A third-party arbitrator has upheld the College Sports Commission's rejection of NIL deals for 18 Nebraska football players, closing an appeal that tested the boundaries of centralized collegiate athlete compensation oversight. The ruling finalizes the denial without identifying the specific sponsors or deal values at issue.
The College Sports Commission, which assumed coordinating authority over major-conference NIL compliance in late 2024, flagged the Nebraska deals during routine review. The 18 players—names undisclosed under arbitration protocol—filed a collective appeal in February 2026. The arbitrator's decision, delivered Monday, contained no written opinion explaining the basis for denial, following standard closed-proceeding rules. Nebraska's athletic department declined comment. The university has not disclosed whether the blocked deals represented early-season roster incentives or performance-tied payments.

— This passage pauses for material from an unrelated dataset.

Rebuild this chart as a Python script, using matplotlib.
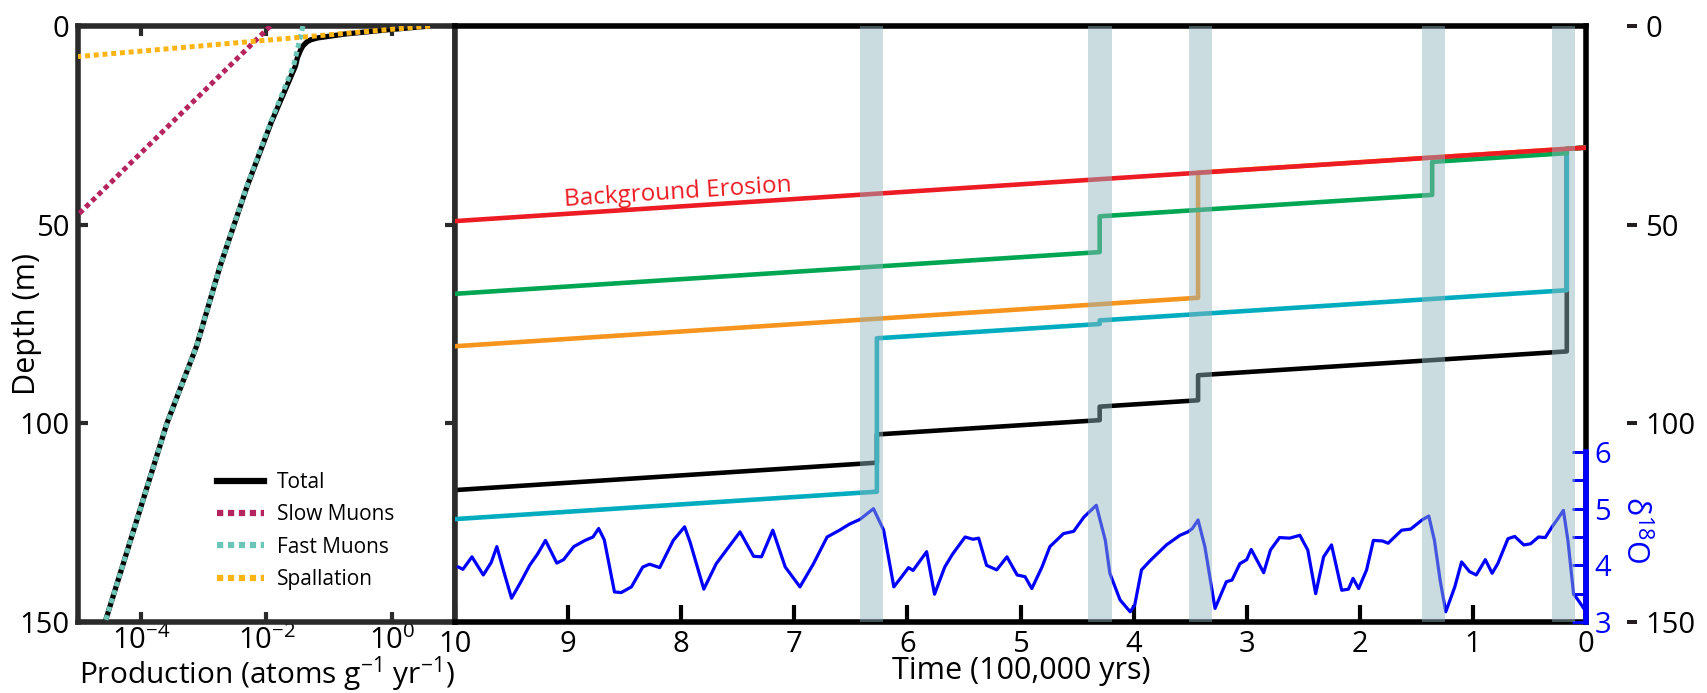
import matplotlib
matplotlib.use("Agg")
import matplotlib.pyplot as plt
from matplotlib.lines import Line2D

plt.rcParams['font.family'] = ['Open Sans', 'DejaVu Sans']
plt.rcParams['mathtext.fontset'] = 'custom'
plt.rcParams['mathtext.rm'] = 'Open Sans'
plt.rcParams['mathtext.it'] = 'Open Sans:italic'
plt.rcParams['mathtext.bf'] = 'Open Sans:bold'

# ---------------- production profiles (left panel) ----------------
total_depth = [0, 1, 2, 3, 3.5, 4, 5, 6, 8, 10, 24.4, 40.4, 60.5, 80.6, 100, 150]
total_prod = [4.0, 0.79, 0.18, 0.065, 0.05, 0.044, 0.038, 0.035, 0.031, 0.029,
              0.0118, 0.0049, 0.00182, 0.00077, 0.00026, 2.7e-5]
slow_depth = [0, 47.5]
slow_prod = [0.0115, 1.0e-5]
fast_depth = [0, 10, 24.4, 40.4, 60.5, 80.6, 100, 150]
fast_prod = [0.038, 0.027, 0.0115, 0.00484, 0.00182, 0.00077, 0.00026, 2.7e-5]
spall_depth = [0, 7.7]
spall_prod = [4.0, 1.0e-5]

prod_ticks = [1e-4, 1e-2, 1e0]
prod_ticklabels = [r'$10^{-4}$', r'$10^{-2}$', r'$10^{0}$']
depth_ticks = [0, 50, 100, 150]

# ---------------- burial histories (right panel) ----------------
bg_time = [10, 0]
bg_depth = [49.1, 30.6]

green_time = [10, 4.30, 4.30, 1.36, 1.36, 0.17, 0.17, 0]
green_depth = [67.4, 56.9, 47.9, 42.5, 34.2, 32.0, 30.9, 30.6]

orange_time = [10, 3.43, 3.43, 0]
orange_depth = [80.6, 68.4, 36.9, 30.6]

cyan_time = [10, 6.27, 6.27, 4.30, 4.30, 0.17, 0.17, 0]
cyan_depth = [124.1, 117.2, 78.6, 75.0, 74.1, 66.5, 30.9, 30.6]

black_time = [10, 6.27, 6.27, 4.30, 4.30, 3.43, 3.43, 0.17, 0.17, 0]
black_depth = [116.8, 109.9, 102.8, 99.2, 95.8, 94.2, 87.9, 81.9, 30.9, 30.6]

glacial_start = [6.42, 4.40, 3.51, 1.45, 0.30]
glacial_end = [6.22, 4.19, 3.31, 1.25, 0.10]

time_ticks = list(range(0, 11))

# ---------------- benthic d18O record ----------------
d18o_time = [9.97, 9.93, 9.85, 9.75, 9.68, 9.63, 9.57, 9.50, 9.42, 9.34, 9.27, 9.20,
             9.10, 9.04, 8.95, 8.85, 8.78, 8.73, 8.68, 8.59, 8.53, 8.44, 8.34, 8.28,
             8.19, 8.07, 7.97, 7.92, 7.80, 7.69, 7.60, 7.48, 7.36, 7.29, 7.19, 7.08,
             6.95, 6.83, 6.71, 6.60, 6.51, 6.42, 6.30, 6.21, 6.12, 6.05, 5.99, 5.95,
             5.83, 5.76, 5.67, 5.60, 5.49, 5.42, 5.37, 5.30, 5.21, 5.12, 5.03, 4.96,
             4.90, 4.81, 4.74, 4.62, 4.53, 4.44, 4.33, 4.25, 4.21, 4.12, 4.03, 3.99,
             3.93, 3.85, 3.71, 3.59, 3.52, 3.48, 3.43, 3.37, 3.28, 3.18, 3.13, 3.06,
             3.00, 2.96, 2.85, 2.79, 2.71, 2.62, 2.53, 2.46, 2.39, 2.32, 2.25, 2.16,
             2.10, 2.06, 2.01, 1.94, 1.88, 1.80, 1.75, 1.63, 1.55, 1.45, 1.39, 1.34,
             1.29, 1.24, 1.16, 1.10, 1.03, 0.97, 0.89, 0.83, 0.78, 0.69, 0.63, 0.55,
             0.49, 0.42, 0.36, 0.30, 0.25, 0.20, 0.16, 0.11, 0.05, 0.01]
d18o_value = [3.97, 3.93, 4.15, 3.83, 4.05, 4.33, 3.90, 3.42, 3.70, 4.00, 4.20, 4.44,
              4.04, 4.10, 4.33, 4.44, 4.50, 4.65, 4.45, 3.53, 3.52, 3.62, 3.97, 4.02,
              3.96, 4.44, 4.68, 4.40, 3.58, 4.03, 4.27, 4.59, 4.16, 4.15, 4.62, 3.97,
              3.62, 4.03, 4.50, 4.62, 4.73, 4.81, 5.00, 4.62, 3.62, 3.80, 3.96, 3.91,
              4.24, 3.49, 3.97, 4.20, 4.50, 4.46, 4.48, 4.00, 3.92, 4.15, 3.83, 3.80,
              3.59, 3.97, 4.33, 4.56, 4.60, 4.85, 5.06, 4.44, 3.86, 3.39, 3.18, 3.30,
              3.92, 4.09, 4.36, 4.53, 4.59, 4.65, 4.80, 4.33, 3.24, 3.71, 3.74, 4.03,
              4.10, 4.28, 3.87, 4.27, 4.49, 4.48, 4.53, 4.27, 3.50, 4.15, 4.36, 3.56,
              3.58, 3.77, 3.59, 3.92, 4.44, 4.43, 4.39, 4.62, 4.64, 4.80, 4.87, 4.44,
              3.74, 3.18, 3.62, 4.06, 3.89, 3.83, 4.10, 3.86, 4.03, 4.47, 4.51, 4.36,
              4.38, 4.50, 4.49, 4.68, 4.82, 4.97, 4.44, 3.50, 3.33, 3.21]
d18o_ticks = [3, 4, 5, 6]
d18o_minor = [3.5, 4.5, 5.5]

# ---------------- figure ----------------
W, H = 1707, 693
fig = plt.figure(figsize=(W / 100, H / 100), dpi=100)
PX = 72 / 100  # points per pixel

spine_col = '#2b2b2b'
tick_fs = 21
label_fs = 22

# left panel: production vs depth
ax1 = fig.add_axes([78 / W, 71 / H, 377 / W, 596 / H])
dots = (0, (1, 0.75))
ax1.plot(total_prod, total_depth, color='black', lw=3.8, solid_capstyle='butt', zorder=2)
ax1.plot(slow_prod, slow_depth, color='#b5245f', lw=3.6, ls=dots,
         dash_capstyle='butt', zorder=3)
ax1.plot(fast_prod, fast_depth, color='#6cc6b8', lw=3.6, ls=dots,
         dash_capstyle='butt', zorder=3)
ax1.plot(spall_prod, spall_depth, color='#fdb515', lw=3.6, ls=dots,
         dash_capstyle='butt', zorder=4)
ax1.set_xscale('log')
ax1.set_xlim(1e-5, 1e1)
ax1.set_ylim(150, 0)
ax1.set_xticks(prod_ticks)
ax1.set_xticklabels(prod_ticklabels)
ax1.xaxis.set_minor_locator(matplotlib.ticker.NullLocator())
ax1.set_yticks(depth_ticks)
ax1.tick_params(axis='both', direction='in', length=7, width=3, color=spine_col,
                labelsize=tick_fs, top=True, right=True)
ax1.tick_params(axis='x', pad=3)
ax1.tick_params(axis='y', pad=6)
for s in ax1.spines.values():
    s.set_linewidth(4)
    s.set_color(spine_col)
ax1.set_ylabel('Depth (m)', fontsize=label_fs, va='center')
ax1.yaxis.set_label_coords(-0.135, 0.5)
ax1.set_xlabel(r'Production (atoms g$^{-1}$ yr$^{-1}$)', fontsize=21.5, va='center')
ax1.xaxis.set_label_coords(0.5, -0.088)

handles = [
    Line2D([], [], color='black', lw=4.5),
    Line2D([], [], color='#b5245f', lw=4.5, ls=dots, dash_capstyle='butt'),
    Line2D([], [], color='#6cc6b8', lw=4.5, ls=dots, dash_capstyle='butt'),
    Line2D([], [], color='#fdb515', lw=4.5, ls=dots, dash_capstyle='butt'),
]
ax1.legend(handles, ['Total', 'Slow Muons', 'Fast Muons', 'Spallation'],
           loc='upper left', bbox_to_anchor=(0.368, 0.252), frameon=False,
           fontsize=15, handlelength=2.25, handletextpad=0.65, labelspacing=0.55,
           borderpad=0, borderaxespad=0)

# right panel: depth histories through time
ax2 = fig.add_axes([455 / W, 71 / H, 1131 / W, 596 / H])
lw = 3.3
ax2.plot(black_time, black_depth, color='black', lw=lw, zorder=2)
ax2.plot(cyan_time, cyan_depth, color='#00acbd', lw=lw, zorder=3)
ax2.plot(orange_time, orange_depth, color='#f7941d', lw=lw, zorder=4)
ax2.plot(green_time, green_depth, color='#00a651', lw=lw, zorder=5)
ax2.plot(bg_time, bg_depth, color='#ed1c24', lw=lw, zorder=6)
ax2.text(8.03, 42.0, 'Background Erosion', color='#ed1c24', fontsize=17.5,
         rotation=3.7, ha='center', va='center', rotation_mode='anchor')
ax2.set_xlim(10, 0)
ax2.set_ylim(150, 0)
ax2.set_xticks(time_ticks)
ax2.set_yticks([])
ax2.tick_params(axis='x', direction='in', length=12, width=3, color='black',
                labelsize=tick_fs, pad=6)
for name, s in ax2.spines.items():
    s.set_linewidth(4)
    s.set_color('black' if name in ('top', 'right', 'bottom') else spine_col)
ax2.set_xlabel('Time (100,000 yrs)', fontsize=label_fs, va='center')
ax2.xaxis.set_label_coords(0.501, -0.083)

# detached depth scale on the right
ax3 = ax2.twinx()
ax3.set_ylim(150, 0)
ax3.set_yticks(depth_ticks)
ax3.spines['right'].set_position(('outward', 41 * PX))
for s in ax3.spines.values():
    s.set_visible(False)
ax3.tick_params(axis='y', direction='out', length=10 * PX, width=4 * PX,
                color='#231f20', labelsize=tick_fs, pad=6)

# d18O record with its own partial scale
ax4 = ax2.twinx()
ax4.plot(d18o_time, d18o_value, color='#0000ff', lw=2.3, zorder=2,
         solid_joinstyle='round')
ax4.set_ylim(3, 3 + 3 * 596 / 170)
ax4.set_yticks(d18o_ticks)
ax4.set_yticks(d18o_minor, minor=True)
for name, s in ax4.spines.items():
    s.set_visible(name == 'right')
ax4.spines['right'].set_bounds(3, 6)
ax4.spines['right'].set_color('#0000ff')
ax4.spines['right'].set_linewidth(4)
ax4.tick_params(axis='y', which='both', direction='in', length=14 * PX, width=3 * PX,
                color='#0000ff', labelcolor='#0000ff', labelsize=tick_fs, pad=6)
ax4.set_ylabel('δ$^{18}$O', color='#0000ff', fontsize=label_fs,
               rotation=270, va='center')
ax4.yaxis.set_label_coords(1.043, 0.154)

for a, b in zip(glacial_start, glacial_end):
    ax4.axvspan(b, a, color='#91b5bf', alpha=0.47, lw=0, zorder=5)

fig.savefig('out.png', dpi=100)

The ruling establishes procedural precedent at a moment when collective bargaining frameworks for college athletes remain theoretical and NIL governance remains fractured across state lines. Programs now face binding arbitration outcomes with limited visibility into enforcement rationale, complicating donor collective strategy and athlete contract planning. Agents working multi-year NIL portfolios lose the ability to stress-test deal structures before execution. Sponsors—particularly regional auto dealers and restaurant franchises that anchor lower-tier college deals—gain no clarity on what triggers scrutiny beyond opaque "compliance standards." The arbitration model protects the Commission from public accountability while embedding uncertainty into every negotiation.
Nebraska enters summer 2026 camp with scholarship-limit pressures already elevated by transfer portal timing. The blocked deals likely represented low-to-mid five-figure payments spread across second- and third-string contributors, not marquee quarterback money. Losing those payments mid-recruitment cycle forces position coaches to navigate retention conversations without NIL certainty, a structural disadvantage against programs in states with lighter oversight or deeper collective war chests. The athletic department's silence suggests legal counsel advised against inflammatory public comment that might jeopardize future appeals or invite further audits.
College Sports Commission enforcement activity is rising. The organization reviewed 427 NIL deals across 22 schools in Q1 2026, up from 89 in Q4 2025, according to data shared with conference commissioners in April. Denial rates remain under 4%, but the Nebraska case represents the first arbitrated group denial, a threshold that invites copycat challenges from programs feeling singled out. Athletic directors at peer Big Ten programs are watching whether Nebraska pursues federal court relief or accepts the loss as cost-of-business.
The arbitrator's anonymity and the absence of a written decision mean no case law develops, no precedent clarifies future margins. That is the design. The Commission operates as a quasi-regulatory body with no legislative charter and no obligation to publish standards. It functions through voluntary conference membership agreements that embed arbitration clauses, insulating decisions from discovery. Legal observers note this structure mirrors offshore dispute resolution in international shipping—efficient, opaque, final.
Watch for Nebraska's donor collective to restructure upcoming deals through indirect payment vehicles or third-party trusts that obscure direct athlete-sponsor relationships. The athletic department will likely accelerate in-house NIL compliance staffing before the July 15 start of fall camp. Conference-wide, expect ACC and SEC programs to lobby for published denial criteria by the Commission's September governance meeting, though adoption remains unlikely without external pressure from Title IX attorneys or state legislatures.